In a fascinating article in City Journal, George Gilder describes a different route: how Israel's tech industry was in a decade transformed from a stagnant socialist backwater into a leader in invention:
Israel ha[s] achieved an economic miracle . . . . As late as the mid-1980s, Israel was a
basket case, with inflation rates spiking from 400 percent to nearly
1,000 percent by early 1985. As recently as 1990, Israel was a
relatively insignificant technology force, aside from a few military
and agricultural initiatives. Yet in little more than a decade, the
country has become an engine of global technology progress.
How? Read the article, or the longer version in Gilder's new book The Israel Test.

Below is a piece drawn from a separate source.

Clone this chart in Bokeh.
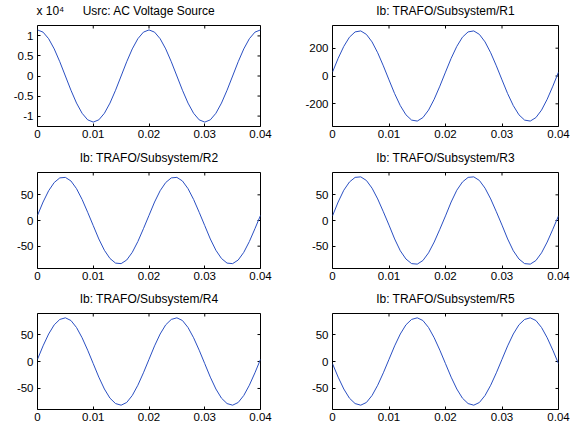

Government policies were important, but not in the sense that the transition was micromanaged. It could occur only because policies that were blocking the creative genius of the society were reversed, largely through the efforts of Netanyahu abetted by U.S. Treasury Secretary John Snow.
It is a great story, and it has profound political implications. Who knew that:
Between 1967, when Israel took over the West Bank and Gaza Strip, and
1987, when the first intifada erupted, those two territories were one
of the fastest-growing economies on earth. GDP surged 30 percent a year
for a decade, the Arab population nearly tripled, six new universities
were launched, and Arab longevity jumped from 43 years to 74.
The article concludes:
[T]rue peace—and the promise of a decent life—lies waiting to be picked
up by those Palestinians and Israelis who are willing, and now
increasingly able, to invest in creation over destruction.